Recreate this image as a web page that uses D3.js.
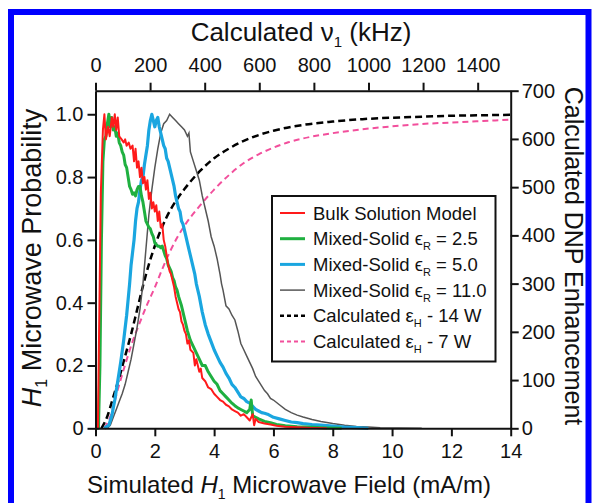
<!DOCTYPE html>
<html>
<head>
<meta charset="utf-8">
<script src="https://cdn.jsdelivr.net/npm/d3@7"></script>
<style>
  body { margin: 0; background: #fff; }
  text { font-family: Arial, "Liberation Sans", Helvetica, sans-serif; fill: #111; }
</style>
</head>
<body>
<script>
var svg_width  = 592;
var svg_height = 503;

// tick values
var xTicks    = [0, 2, 4, 6, 8, 10, 12, 14];
var xTopTicks = [0, 200, 400, 600, 800, 1000, 1200, 1400];
var yLTicks   = [0, 0.2, 0.4, 0.6, 0.8, 1.0];
var yRTicks   = [0, 100, 200, 300, 400, 500, 600, 700];

// simulated H1 probability curves, [field (mA/m), probability]
var bulk = [[0,0],[0.08,0],[0.12,0.3],[0.18,0.75],[0.25,0.95],[0.3,1.0],[0.35,0.92],[0.42,0.96],[0.48,0.93],
  [0.55,0.99],[0.6,0.96],[0.65,1.0],[0.7,0.95],[0.75,0.99],[0.8,0.93],[0.88,0.92],[0.95,0.91],[1.0,0.92],
  [1.05,0.9],[1.12,0.91],[1.18,0.89],[1.25,0.9],[1.3,0.85],[1.35,0.89],[1.4,0.83],[1.45,0.85],[1.5,0.8],
  [1.55,0.83],[1.6,0.78],[1.65,0.8],[1.7,0.76],[1.75,0.79],[1.8,0.73],[1.85,0.75],[1.9,0.7],[1.95,0.72],
  [2.0,0.69],[2.05,0.71],[2.1,0.66],[2.15,0.69],[2.2,0.64],[2.25,0.65],[2.3,0.6],[2.35,0.58],[2.4,0.55],
  [2.45,0.52],[2.5,0.5],[2.55,0.49],[2.6,0.47],[2.65,0.45],[2.7,0.42],[2.75,0.4],[2.8,0.38],[2.85,0.37],
  [2.9,0.34],[2.95,0.33],[3.0,0.31],[3.05,0.3],[3.1,0.27],[3.15,0.28],[3.2,0.25],[3.3,0.24],[3.35,0.2],
  [3.4,0.22],[3.5,0.18],[3.55,0.19],[3.6,0.16],[3.7,0.15],[3.8,0.13],[3.9,0.125],[4.0,0.11],[4.1,0.1],
  [4.2,0.09],[4.3,0.085],[4.4,0.075],[4.5,0.07],[4.6,0.06],[4.7,0.055],[4.8,0.05],[4.9,0.04],[5.0,0.045],
  [5.1,0.035],[5.2,0.025],[5.3,0.045],[5.35,0.01],[5.4,0.03],[5.5,0.02],[5.7,0.015],[5.9,0.012],[6.1,0.008],
  [6.4,0.005],[6.8,0.003],[7.3,0.001],[7.8,0]];

var solid25 = [[0,0],[0.1,0],[0.15,0.2],[0.2,0.6],[0.25,0.85],[0.3,0.92],[0.35,0.93],[0.4,0.97],[0.45,1.0],
  [0.5,0.96],[0.55,0.99],[0.6,0.95],[0.65,0.96],[0.7,0.93],[0.75,0.94],[0.8,0.91],[0.85,0.9],[0.9,0.88],
  [0.95,0.87],[1.0,0.84],[1.05,0.83],[1.1,0.8],[1.15,0.77],[1.2,0.76],[1.25,0.745],[1.3,0.75],[1.35,0.74],
  [1.4,0.76],[1.45,0.77],[1.5,0.77],[1.55,0.74],[1.6,0.72],[1.65,0.69],[1.7,0.66],[1.75,0.65],[1.8,0.64],
  [1.85,0.635],[1.9,0.62],[1.95,0.61],[2.0,0.59],[2.05,0.585],[2.1,0.58],[2.15,0.58],[2.2,0.575],[2.25,0.58],
  [2.3,0.565],[2.35,0.55],[2.4,0.54],[2.45,0.52],[2.5,0.51],[2.55,0.5],[2.6,0.48],[2.65,0.47],[2.7,0.45],
  [2.75,0.44],[2.8,0.42],[2.9,0.39],[3.0,0.35],[3.1,0.31],[3.2,0.28],[3.3,0.26],[3.4,0.24],[3.5,0.22],
  [3.6,0.2],[3.7,0.2],[3.8,0.18],[3.9,0.165],[4.0,0.15],[4.1,0.14],[4.2,0.12],[4.3,0.11],[4.4,0.1],
  [4.5,0.09],[4.6,0.08],[4.7,0.072],[4.8,0.065],[4.9,0.06],[5.0,0.055],[5.1,0.05],[5.2,0.06],[5.25,0.09],
  [5.3,0.04],[5.4,0.035],[5.5,0.03],[5.7,0.022],[5.9,0.018],[6.1,0.012],[6.4,0.008],[6.8,0.005],
  [7.3,0.003],[7.8,0.001],[8.3,0]];

var solid50 = [[0.3,0],[0.45,0.01],[0.55,0.04],[0.65,0.09],[0.75,0.15],[0.85,0.21],[0.95,0.28],[1.0,0.32],
  [1.05,0.36],[1.1,0.41],[1.15,0.46],[1.2,0.52],[1.25,0.56],[1.3,0.6],[1.35,0.66],[1.4,0.7],[1.45,0.72],
  [1.5,0.76],[1.55,0.79],[1.6,0.8],[1.65,0.84],[1.7,0.87],[1.75,0.9],[1.8,0.95],[1.85,0.98],[1.9,1.0],
  [1.95,0.98],[2.0,0.96],[2.05,0.98],[2.1,0.99],[2.15,0.96],[2.2,0.94],[2.25,0.92],[2.3,0.9],[2.35,0.89],
  [2.4,0.86],[2.45,0.85],[2.5,0.83],[2.55,0.81],[2.6,0.79],[2.65,0.77],[2.7,0.74],[2.75,0.72],[2.8,0.7],
  [2.85,0.69],[2.9,0.66],[2.95,0.65],[3.0,0.63],[3.05,0.61],[3.1,0.59],[3.15,0.57],[3.2,0.55],[3.25,0.53],
  [3.3,0.51],[3.35,0.49],[3.4,0.46],[3.45,0.44],[3.5,0.42],[3.6,0.37],[3.7,0.33],[3.8,0.3],[3.9,0.275],
  [4.0,0.25],[4.1,0.23],[4.2,0.21],[4.3,0.195],[4.4,0.175],[4.5,0.16],[4.6,0.14],[4.7,0.13],[4.8,0.115],
  [4.9,0.1],[5.0,0.095],[5.1,0.085],[5.2,0.08],[5.3,0.07],[5.4,0.06],[5.5,0.055],[5.6,0.05],[5.7,0.048],
  [5.8,0.045],[6.0,0.035],[6.2,0.03],[6.4,0.025],[6.6,0.02],[6.8,0.018],[7.0,0.015],[7.3,0.012],[7.6,0.01],
  [8.0,0.007],[8.4,0.004],[8.8,0.002],[9.2,0]];

var solid110 = [[0.4,0],[0.5,0.01],[0.6,0.035],[0.7,0.06],[0.8,0.085],[0.9,0.11],[1.0,0.14],[1.1,0.18],
  [1.2,0.22],[1.3,0.27],[1.4,0.32],[1.5,0.38],[1.6,0.46],[1.7,0.57],[1.8,0.68],[1.9,0.76],[2.0,0.83],
  [2.1,0.89],[2.2,0.94],[2.3,0.97],[2.4,0.98],[2.5,1.0],[2.6,0.99],[2.7,0.98],[2.8,0.97],[2.9,0.96],
  [3.0,0.95],[3.1,0.93],[3.15,0.94],[3.2,0.88],[3.3,0.85],[3.4,0.82],[3.5,0.79],[3.6,0.74],[3.7,0.7],
  [3.8,0.66],[3.9,0.61],[4.0,0.58],[4.1,0.54],[4.2,0.49],[4.25,0.46],[4.3,0.44],[4.4,0.39],[4.5,0.38],
  [4.6,0.36],[4.7,0.345],[4.8,0.31],[4.9,0.27],[5.0,0.25],[5.1,0.23],[5.2,0.21],[5.3,0.19],[5.4,0.165],
  [5.5,0.15],[5.6,0.135],[5.7,0.12],[5.8,0.11],[5.9,0.095],[6.0,0.09],[6.2,0.075],[6.4,0.06],[6.6,0.05],
  [6.8,0.042],[7.0,0.036],[7.3,0.028],[7.6,0.022],[8.0,0.015],[8.4,0.01],[8.8,0.006],[9.2,0.004],
  [9.6,0.002],[10.2,0.001],[11,0]];

// calculated DNP enhancement, [field (mA/m), enhancement]
var enh14 = [[0.2,0],[0.4,25],[0.6,65],[0.8,105],[1.0,150],[1.2,195],[1.4,245],[1.6,295],[1.8,340],
  [2.0,378],[2.25,418],[2.5,450],[2.75,475],[3.0,496],[3.5,532],[4.0,560],[4.5,580],[5.0,596],[5.5,608],
  [6.0,617],[7.0,629],[8.0,636],[9.0,641],[10,644],[11,646],[12,648],[13,649],[14,650]];

var enh7 = [[0.3,0],[0.5,25],[0.75,80],[1.0,132],[1.25,180],[1.5,220],[1.75,258],[2.0,292],[2.25,330],
  [2.5,365],[2.75,395],[3.0,420],[3.5,460],[4.0,495],[4.5,525],[5.0,550],[5.5,568],[6.0,582],[6.5,593],
  [7.0,601],[8.0,612],[9.0,620],[10,626],[11,631],[12,634],[13,637],[14,640]];

var seriesColors = ["#ff1a1a", "#1fb040", "#1aa6e0", "#555555", "#000000", "#f24f9c"];

var svg = d3.select('body').append('svg')
            .attr('width', svg_width)
            .attr('height', svg_height);

// blue frame round the figure
svg.append("path")
   .attr("d", "M11,503 V12 H588.5 V503")
   .attr("fill", "none")
   .attr("stroke", "#0000ff")
   .attr("stroke-width", 6);

var x    = d3.scaleLinear().domain([0, 14]).range([95.5, 510.7]);
var xTop = d3.scaleLinear().domain([0, 1521]).range([95.5, 510.7]);
var yL   = d3.scaleLinear().domain([0, 1.075]).range([428.3, 90.7]);
var yR   = d3.scaleLinear().domain([0, 700]).range([428.3, 90.7]);

var lineL = d3.line().x(d => x(d[0])).y(d => yL(d[1]));
var lineR = d3.line().x(d => x(d[0])).y(d => yR(d[1])).curve(d3.curveMonotoneX);

var curves = svg.append("g").attr("class", "curves");

curves.append("path").datum(enh7).attr("d", lineR)
      .attr("fill", "none").attr("stroke", seriesColors[5]).attr("stroke-width", 2)
      .attr("stroke-dasharray", "6,4");
curves.append("path").datum(enh14).attr("d", lineR)
      .attr("fill", "none").attr("stroke", seriesColors[4]).attr("stroke-width", 2.5)
      .attr("stroke-dasharray", "7,4");

curves.append("path").datum(solid110).attr("d", lineL)
      .attr("fill", "none").attr("stroke", seriesColors[3]).attr("stroke-width", 1.5);
curves.append("path").datum(solid50).attr("d", lineL)
      .attr("fill", "none").attr("stroke", seriesColors[2]).attr("stroke-width", 3.2)
      .attr("stroke-linejoin", "round");
curves.append("path").datum(solid25).attr("d", lineL)
      .attr("fill", "none").attr("stroke", seriesColors[1]).attr("stroke-width", 3)
      .attr("stroke-linejoin", "round");
curves.append("path").datum(bulk).attr("d", lineL)
      .attr("fill", "none").attr("stroke", seriesColors[0]).attr("stroke-width", 2)
      .attr("stroke-linejoin", "round");

// axes
function styleAxis(g) {
  g.select(".domain").attr("stroke", "#111").attr("stroke-width", 2);
  g.selectAll(".tick line").attr("stroke", "#111").attr("stroke-width", 2);
  g.selectAll(".tick text").attr("font-size", 20).attr("fill", "#111")
   .attr("font-family", 'Arial, "Liberation Sans", sans-serif');
}

svg.append("g")
   .attr("transform", "translate(0,428.3)")
   .call(d3.axisBottom(x).tickValues(xTicks).tickSize(8).tickSizeOuter(0).tickPadding(7.5))
   .call(styleAxis);

svg.append("g")
   .attr("transform", "translate(0,90.7)")
   .call(d3.axisTop(xTop).tickValues(xTopTicks).tickSize(8).tickSizeOuter(0).tickPadding(11)
           .tickFormat(d3.format("d")))
   .call(styleAxis);

svg.append("g")
   .attr("transform", "translate(95.5,0)")
   .call(d3.axisLeft(yL).tickValues(yLTicks).tickSize(8).tickSizeOuter(0).tickPadding(4)
           .tickFormat(d => d === 0 ? "0" : d3.format(".1f")(d)))
   .call(styleAxis);

svg.append("g")
   .attr("transform", "translate(510.7,0)")
   .call(d3.axisRight(yR).tickValues(yRTicks).tickSize(8).tickSizeOuter(0).tickPadding(3))
   .call(styleAxis);

// axis titles
var top_title = svg.append("text")
   .attr("x", 301).attr("y", 41)
   .attr("text-anchor", "middle").attr("font-size", 26);
top_title.append("tspan").text("Calculated \u03bd");
top_title.append("tspan").attr("font-size", 15).attr("dy", 6).text("1");
top_title.append("tspan").attr("dy", -6).text(" (kHz)");

var bottom_title = svg.append("text")
   .attr("x", 289).attr("y", 493)
   .attr("text-anchor", "middle").attr("font-size", 24);
bottom_title.append("tspan").text("Simulated ");
bottom_title.append("tspan").attr("font-style", "italic").text("H");
bottom_title.append("tspan").attr("font-size", 14).attr("dy", 6).text("1");
bottom_title.append("tspan").attr("dy", -6).text(" Microwave Field (mA/m)");

var left_title = svg.append("text")
   .attr("transform", "translate(41,258) rotate(-90)")
   .attr("text-anchor", "middle").attr("font-size", 27);
left_title.append("tspan").attr("font-style", "italic").text("H");
left_title.append("tspan").attr("font-size", 16).attr("dy", 6).text("1");
left_title.append("tspan").attr("dy", -6).text(" Microwave Probability");

svg.append("text")
   .attr("transform", "translate(565,256) rotate(90)")
   .attr("text-anchor", "middle").attr("font-size", 25)
   .text("Calculated DNP Enhancement");

// legend
var legendMain = ["Bulk Solution Model", "Mixed-Solid \u03f5", "Mixed-Solid \u03f5", "Mixed-Solid \u03f5",
                  "Calculated \u03b5", "Calculated \u03b5"];
var legendSub  = ["", "R", "R", "R", "H", "H"];
var legendTail = ["", " = 2.5", " = 5.0", " = 11.0", " - 14 W", " - 7 W"];
var legendWidth = [2, 3, 3, 1.5, 2.5, 2];
var legendDash  = [null, null, null, null, "4,3", "4,3"];

var legend = svg.append("g").attr("class", "legend");
legend.append("rect")
      .attr("x", 272).attr("y", 196).attr("width", 223.5).attr("height", 165.5)
      .attr("fill", "#fff").attr("stroke", "#111").attr("stroke-width", 2);

var rows = legend.selectAll("g.row")
      .data(legendMain)
      .enter().append("g")
      .attr("class", "row")
      .attr("transform", (d, i) => "translate(0," + (213 + i * 25.7) + ")");

rows.append("line")
    .attr("x1", 280).attr("x2", 305).attr("y1", 0).attr("y2", 0)
    .attr("stroke", (d, i) => seriesColors[i])
    .attr("stroke-width", (d, i) => legendWidth[i])
    .attr("stroke-dasharray", (d, i) => legendDash[i]);

var rowText = rows.append("text")
    .attr("x", 313).attr("y", 6.5).attr("font-size", 18.5);
rowText.append("tspan").text(d => d);
rowText.append("tspan").attr("font-size", 11).attr("dy", 5).text((d, i) => legendSub[i]);
rowText.append("tspan").attr("dy", -5).text((d, i) => legendTail[i]);
</script>
</body>
</html>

———

Skip the pictures, please, and transcribe only the lines from the beginning of the material through the one that contains "500, 600, 700];".

◆ **RESULT OF THIS EXERCISE**:
Recreate this image as a web page that uses D3.js.
<!DOCTYPE html>
<html>
<head>
<meta charset="utf-8">
<script src="https://cdn.jsdelivr.net/npm/d3@7"></script>
<style>
  body { margin: 0; background: #fff; }
  text { font-family: Arial, "Liberation Sans", Helvetica, sans-serif; fill: #111; }
</style>
</head>
<body>
<script>
var svg_width  = 592;
var svg_height = 503;

// tick values
var xTicks    = [0, 2, 4, 6, 8, 10, 12, 14];
var xTopTicks = [0, 200, 400, 600, 800, 1000, 1200, 1400];
var yLTicks   = [0, 0.2, 0.4, 0.6, 0.8, 1.0];
var yRTicks   = [0, 100, 200, 300, 400, 500, 600, 700];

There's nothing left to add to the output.